2. Buy the goods of villagers in all honesty and without stealing.
3. Return borrowed things in good time and without trouble.
4. Pay for things which you have broken and in good spirit.
5. Do not harm or hurt others.
6. Do not destroy or trample on other people's land.
7. Respect women and do not amuse yourselves with them as you would like to.
8. Do not make your prisoners of war suffer.
The attempt to adapt Maoist Chinese practice to African conditions also extended to Mulele's use of the peasants as the mainstay of his revolution.

==Death==

In 1968, then-President Joseph-Désiré Mobutu (later Mobutu Sese Seko) lured Mulele out of exile by promising him amnesty. Mulele believed Mobutu's promise and returned to Congo-Kinshasa. There, Mobutu had him arrested and sentenced to death. Mulele was allegedly tortured before being executed: his eyes were pulled from their sockets, his genitals were ripped off, and his limbs were amputated one by one, all while he was alive. What was left was dumped in the Congo River.

==Personal life==

Mulele was born in Isulu-Matende. He, alongside Antoine Gizenga, received his early secondary education at a seminary in Kinzambi. He continued his education at the Ecole Moyenne de Leverville established by the Huileries du Congo Belge and coordinated under the Brothers of Charity for a further three years.

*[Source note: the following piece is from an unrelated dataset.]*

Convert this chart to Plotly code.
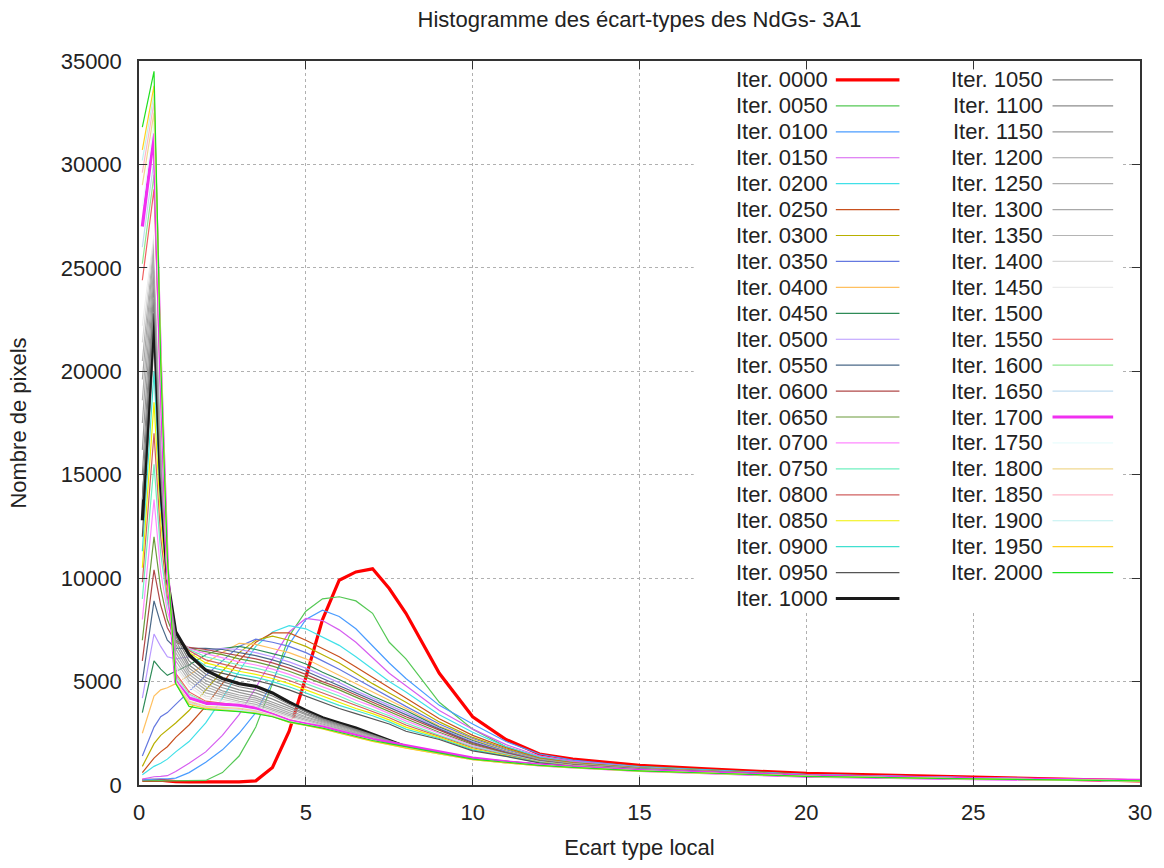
import plotly.graph_objects as go

# ---------------- data ----------------
X = [0.1, 0.45, 0.65, 0.85, 1.1, 1.5, 2.0, 2.5, 3.0, 3.5, 4.0, 4.5, 5.0, 5.5, 6.0, 6.5,
     7.0, 7.5, 8.0, 9.0, 10.0, 11.0, 12.0, 13.0, 15.0, 17.0, 20.0, 25.0, 30.0]

labels = ["Iter. %04d" % i for i in range(0, 2001, 50)]

it0000 = [220, 250, 230, 200, 160, 150, 150, 150, 150, 200, 850, 2600, 5200, 8000, 9900, 10300, 10450, 9500, 8300, 5400, 3300, 2200, 1500, 1250, 950, 780, 560, 380, 200]
it0050 = [200, 220, 210, 200, 200, 200, 220, 600, 1400, 2800, 4900, 7200, 8400, 9000, 9100, 8900, 8300, 6900, 6100, 4000, 2700, 1850, 1350, 1150, 900, 750, 520, 360, 220]
it0100 = [250, 300, 300, 300, 330, 600, 1100, 1700, 2500, 3500, 5000, 6800, 8000, 8450, 8150, 7550, 6700, 5900, 5150, 3850, 2950, 2100, 1500, 1200, 880, 720, 500, 350, 220]
it0150 = [280, 400, 420, 450, 650, 1050, 1600, 2400, 3400, 4700, 6100, 7400, 8050, 7950, 7500, 6900, 6150, 5400, 4800, 3600, 2700, 1950, 1400, 1150, 870, 700, 500, 340, 210]
it0200 = [500, 900, 1050, 1250, 1600, 2100, 3000, 4200, 5500, 6700, 7400, 7700, 7550, 7150, 6750, 6200, 5600, 5000, 4500, 3400, 2550, 1850, 1350, 1100, 850, 700, 490, 340, 210]
it0250 = [600, 1300, 1600, 1850, 2300, 2900, 3800, 4900, 6000, 6900, 7350, 7350, 7000, 6600, 6200, 5700, 5200, 4700, 4200, 3200, 2400, 1800, 1300, 1080, 830, 690, 480, 330, 210]
it0300 = [900, 2000, 2400, 2650, 3000, 3600, 4600, 5500, 6400, 7000, 7200, 7000, 6700, 6300, 5900, 5400, 4900, 4450, 4000, 3050, 2300, 1750, 1280, 1060, 820, 680, 470, 330, 200]
it0350 = [1400, 2800, 3300, 3500, 3900, 4500, 5300, 6000, 6700, 7050, 6900, 6700, 6400, 6000, 5600, 5150, 4700, 4250, 3800, 2950, 2250, 1700, 1250, 1040, 810, 670, 470, 330, 200]
it0400 = [2500, 4300, 4600, 4700, 4900, 5300, 5900, 6400, 6850, 6800, 6600, 6400, 6100, 5700, 5300, 4900, 4500, 4100, 3700, 2850, 2200, 1650, 1230, 1020, 800, 660, 460, 320, 200]
it0450 = [3500, 6000, 5600, 5300, 5500, 5800, 6300, 6600, 6700, 6550, 6350, 6150, 5850, 5450, 5100, 4700, 4300, 3950, 3600, 2800, 2150, 1620, 1200, 1000, 790, 650, 460, 320, 200]
it0500 = [4200, 7300, 6700, 6200, 6100, 6200, 6500, 6600, 6550, 6400, 6200, 5950, 5650, 5300, 4950, 4550, 4200, 3850, 3500, 2750, 2100, 1600, 1190, 990, 780, 640, 450, 320, 200]
it0550 = [5000, 8900, 7800, 7000, 6600, 6600, 6600, 6550, 6400, 6250, 6050, 5800, 5500, 5150, 4800, 4450, 4100, 3750, 3400, 2700, 2050, 1580, 1180, 980, 770, 640, 450, 310, 200]
it0600 = [6000, 10400, 8700, 7600, 6900, 6650, 6550, 6400, 6250, 6100, 5900, 5650, 5350, 5000, 4700, 4350, 4000, 3650, 3300, 2650, 2000, 1550, 1170, 970, 760, 630, 440, 310, 200]
it0650 = [7000, 12000, 9500, 8000, 7000, 6600, 6450, 6300, 6100, 5950, 5750, 5500, 5200, 4900, 4600, 4250, 3900, 3550, 3200, 2550, 1950, 1520, 1150, 960, 750, 620, 440, 310, 200]
it0700 = [8000, 13800, 10300, 8400, 7100, 6600, 6350, 6150, 5950, 5800, 5600, 5350, 5050, 4750, 4450, 4100, 3800, 3450, 3100, 2500, 1900, 1500, 1130, 950, 740, 620, 430, 300, 200]
it0750 = [9000, 15500, 11200, 8800, 7200, 6550, 6200, 6000, 5800, 5650, 5450, 5200, 4900, 4600, 4300, 3950, 3650, 3350, 3000, 2400, 1850, 1480, 1120, 940, 740, 610, 430, 300, 200]
it0800 = [9800, 17000, 12000, 9100, 7300, 6500, 6050, 5850, 5650, 5500, 5300, 5050, 4750, 4450, 4150, 3850, 3550, 3250, 2900, 2350, 1800, 1450, 1100, 930, 730, 610, 430, 300, 200]
it0850 = [10500, 18500, 12800, 9400, 7300, 6400, 5900, 5700, 5500, 5350, 5150, 4900, 4600, 4300, 4000, 3700, 3450, 3150, 2800, 2300, 1750, 1420, 1090, 920, 720, 600, 420, 300, 200]
it0900 = [11300, 20000, 13500, 9700, 7400, 6300, 5750, 5550, 5350, 5200, 5000, 4750, 4450, 4150, 3850, 3600, 3350, 3050, 2700, 2250, 1700, 1400, 1080, 910, 720, 600, 420, 300, 200]
it0950 = [12000, 21500, 14000, 9900, 7400, 6200, 5600, 5400, 5200, 5050, 4850, 4600, 4300, 4000, 3700, 3450, 3200, 2950, 2600, 2200, 1650, 1380, 1070, 900, 710, 590, 420, 300, 200]
it1000 = [12800, 22800, 14500, 10000, 7400, 6300, 5550, 5150, 4900, 4770, 4450, 4000, 3600, 3250, 3000, 2750, 2450, 2150, 1850, None, None, None, None, None, None, None, None, None, None]
it1050 = [13800, 23500, 15000, 10000, 7200, 6000, 5350, 5000, 4750, 4600, 4300, 3900, 3550, 3200, 2950, 2700, 2420, 2150, 1900, 1600, 1300, 1150, 1000, 880, 700, 590, 420, 300, 200]
it1100 = [15000, 24200, 15500, 10000, 7000, 5800, 5200, 4850, 4600, 4450, 4150, 3800, 3450, 3150, 2900, 2650, 2380, 2120, 1880, 1580, 1290, 1140, 990, 870, 700, 590, 420, 300, 200]
it1150 = [16200, 24800, 16000, 10000, 6800, 5650, 5050, 4700, 4480, 4300, 4000, 3700, 3380, 3100, 2850, 2600, 2350, 2100, 1870, 1570, 1280, 1130, 980, 870, 690, 580, 420, 300, 200]
it1200 = [17500, 25300, 16500, 10000, 6600, 5500, 4900, 4550, 4350, 4200, 3900, 3600, 3300, 3050, 2800, 2560, 2320, 2080, 1860, 1560, 1280, 1120, 980, 860, 690, 580, 420, 300, 200]
it1250 = [18600, 25700, 17000, 10000, 6400, 5350, 4750, 4450, 4250, 4100, 3800, 3500, 3250, 3000, 2750, 2520, 2290, 2060, 1850, 1550, 1270, 1110, 970, 860, 690, 580, 420, 300, 200]
it1300 = [19600, 26000, 17300, 10000, 6200, 5200, 4600, 4350, 4150, 4000, 3700, 3420, 3180, 2950, 2700, 2480, 2260, 2040, 1840, 1540, 1270, 1110, 970, 860, 690, 580, 420, 300, 200]
it1350 = [20500, 26300, 17600, 10000, 6000, 5050, 4450, 4250, 4050, 3900, 3620, 3350, 3120, 2900, 2660, 2450, 2240, 2030, 1840, 1540, 1260, 1100, 960, 860, 680, 580, 420, 300, 200]
it1400 = [21400, 26600, 17900, 10000, 5800, 4900, 4300, 4150, 3980, 3820, 3550, 3280, 3060, 2850, 2620, 2420, 2220, 2020, 1830, 1530, 1260, 1100, 960, 850, 680, 580, 420, 300, 200]
it1450 = [22200, 26800, 18200, 10000, 5650, 4750, 4200, 4050, 3920, 3760, 3500, 3220, 3020, 2820, 2600, 2400, 2200, 2010, 1830, 1530, 1250, 1100, 960, 850, 680, 570, 420, 300, 200]
it1500 = [23000, 27000, 18500, 10000, 5500, 4600, 4100, 4000, 3880, 3720, 3460, 3180, 3000, 2800, 2580, 2380, 2180, 2000, 1820, 1520, 1250, 1090, 950, 850, 680, 570, 420, 300, 200]
it1550 = [24400, 28800, 19000, 10200, 5400, 4500, 4050, 3950, 3850, 3700, 3450, 3150, 2980, 2790, 2570, 2370, 2170, 1990, 1820, 1520, 1250, 1090, 950, 850, 680, 570, 420, 300, 200]
it1600 = [25200, 29500, 19300, 10300, 5300, 4400, 4000, 3920, 3820, 3680, 3430, 3130, 2960, 2780, 2560, 2360, 2160, 1980, 1820, 1520, 1240, 1090, 950, 850, 680, 570, 420, 300, 200]
it1650 = [26000, 30200, 19600, 10400, 5200, 4350, 3980, 3900, 3800, 3660, 3420, 3120, 2950, 2770, 2560, 2360, 2160, 1980, 1810, 1510, 1240, 1080, 950, 850, 680, 570, 420, 300, 200]
it1700 = [27000, 31500, 20000, 10500, 5000, 4200, 3950, 3900, 3850, 3700, 3400, 3100, 2950, 2800, 2600, 2400, 2200, 2050, 1900, 1600, 1300, 1120, 970, 870, 700, 600, 430, 310, 230]
it1750 = [28000, 32000, 20300, 10600, 5000, 4100, 3850, 3800, 3750, 3620, 3380, 3080, 2920, 2750, 2540, 2340, 2150, 1970, 1800, 1510, 1230, 1080, 940, 840, 680, 570, 420, 300, 200]
it1800 = [29000, 32500, 20500, 10700, 4950, 4050, 3800, 3750, 3700, 3580, 3350, 3060, 2910, 2740, 2530, 2330, 2140, 1960, 1800, 1500, 1230, 1080, 940, 840, 680, 570, 420, 300, 200]
it1850 = [29600, 33000, 20700, 10800, 4950, 4000, 3750, 3700, 3650, 3540, 3330, 3040, 2900, 2730, 2520, 2320, 2130, 1960, 1790, 1500, 1230, 1070, 940, 840, 670, 570, 420, 300, 200]
it1900 = [30200, 33400, 20800, 10900, 4900, 3950, 3720, 3660, 3620, 3510, 3320, 3030, 2890, 2720, 2510, 2310, 2120, 1950, 1790, 1500, 1220, 1070, 940, 840, 670, 570, 420, 300, 200]
it1950 = [30700, 33800, 20800, 11000, 4900, 3900, 3700, 3630, 3580, 3480, 3310, 3020, 2880, 2710, 2500, 2300, 2110, 1950, 1780, 1500, 1220, 1070, 930, 840, 670, 570, 420, 300, 200]
it2000 = [31800, 34500, 20500, 11000, 4900, 3800, 3650, 3600, 3550, 3450, 3300, 3050, 2900, 2750, 2550, 2350, 2150, 2000, 1850, 1550, 1250, 1100, 950, 850, 680, 580, 420, 300, 200]

series = [it0000, it0050, it0100, it0150, it0200, it0250, it0300, it0350, it0400, it0450,
          it0500, it0550, it0600, it0650, it0700, it0750, it0800, it0850, it0900, it0950,
          it1000, it1050, it1100, it1150, it1200, it1250, it1300, it1350, it1400, it1450,
          it1500, it1550, it1600, it1650, it1700, it1750, it1800, it1850, it1900, it1950, it2000]

colors = ["#ff0000", "#55c855", "#4a9cff", "#d65ef0", "#40e0e8", "#c8501e", "#b8b000", "#6478e0",
          "#ffc060", "#2e8b57", "#b898ff", "#4a6888", "#b04848", "#6a9a3a", "#ff88ff", "#70f0c0",
          "#d06060", "#f0f000", "#40e0d0", "#555555", "#1a1a1a",
          "#808080", "#8c8c8c", "#989898", "#a4a4a4", "#b0b0b0", "#a8a8a8", "#b4b4b4", "#d8d8d8",
          "#ececec", "#ffffff", "#f06060", "#90e890", "#c0dcf0", "#f030f0", "#e8fcfc", "#f0d890",
          "#ffb8c8", "#c0f0f0", "#ffd020", "#20e020"]
thick = {"Iter. 0000", "Iter. 1000", "Iter. 1700"}

FONT = "Liberation Sans, Arial, Helvetica, sans-serif"
W, H = 1164, 868
ML, MT, MR, MB = 139, 61, 18, 81
PW, PH = W - ML - MR, H - MT - MB


def sx(p):  # pixel x -> paper
    return (p - ML) / PW


def sy(p):  # pixel y -> paper
    return (H - MB - p) / PH


fig = go.Figure()
for name, ys, col in zip(labels, series, colors):
    fig.add_trace(go.Scatter(
        x=X, y=ys, mode="lines", name=name, showlegend=False,
        line=dict(color=col, width=3.2 if name in thick else 1.2),
        connectgaps=False,
    ))

# legend (two columns, text left of the sample, gnuplot style)
shapes = [dict(type="rect", xref="paper", yref="paper", layer="above",
               x0=sx(697), x1=sx(1128), y0=sy(612), y1=sy(70),
               fillcolor="white", line=dict(width=0))]
annotations = []
for i, (name, col) in enumerate(zip(labels, colors)):
    c = 0 if i < 21 else 1
    r = i if c == 0 else i - 21
    ty = 80 + 26 * r
    tx = 834 if c == 0 else 1050
    lx0, lx1 = (840, 904) if c == 0 else (1058, 1119)
    annotations.append(dict(text=name, xref="paper", yref="paper", x=sx(tx), y=sy(ty),
                            xanchor="right", yanchor="middle", showarrow=False,
                            font=dict(family=FONT, size=22, color="#222222")))
    shapes.append(dict(type="line", xref="paper", yref="paper", layer="above",
                       x0=sx(lx0), x1=sx(lx1), y0=sy(ty), y1=sy(ty),
                       line=dict(color=col, width=3.2 if name in thick else 1.2)))

axis_common = dict(
    showline=True, linecolor="#333333", linewidth=1.5, mirror="allticks",
    ticks="inside", ticklen=8, tickwidth=1.2, tickcolor="#333333",
    showgrid=True, gridcolor="#b0b0b0", griddash="dot", gridwidth=1,
    zeroline=False, tickfont=dict(family=FONT, size=22, color="#222222"),
)

fig.update_layout(
    width=W, height=H,
    margin=dict(l=ML, r=MR, t=MT, b=MB),
    paper_bgcolor="white", plot_bgcolor="white",
    title=dict(text="Histogramme des écart-types des NdGs- 3A1", x=0.5, xref="paper",
               y=1 - 19 / H, yref="container", xanchor="center", yanchor="middle",
               font=dict(family=FONT, size=22, color="#222222")),
    xaxis=dict(range=[0, 30], tick0=0, dtick=5, ticklabelstandoff=7,
               title=dict(text="Ecart type local", standoff=15,
                          font=dict(family=FONT, size=22, color="#222222")),
               **axis_common),
    yaxis=dict(range=[0, 35000], tick0=0, dtick=5000, tickformat="d", ticklabelstandoff=11,
               title=dict(text="Nombre de pixels", standoff=28,
                          font=dict(family=FONT, size=22, color="#222222")),
               **axis_common),
    shapes=shapes,
    annotations=annotations,
    showlegend=False,
)

fig.write_html("out.html", config={"displayModeBar": False},
               post_script="document.body.style.margin='0';")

He married Léonie Abo, a fellow fighter who spent five years in the underground rebel movement alongside guerrillas loyal to Mulele. In 1968, after her husband's assassination, she fled to Congo-Brazzaville where she has since lived. Abo has made a great effort to preserve the memory of her late husband. The Belgian book Une Femme du Congo (A Congolese Woman), by Ludo Martens, tells Abo's life story.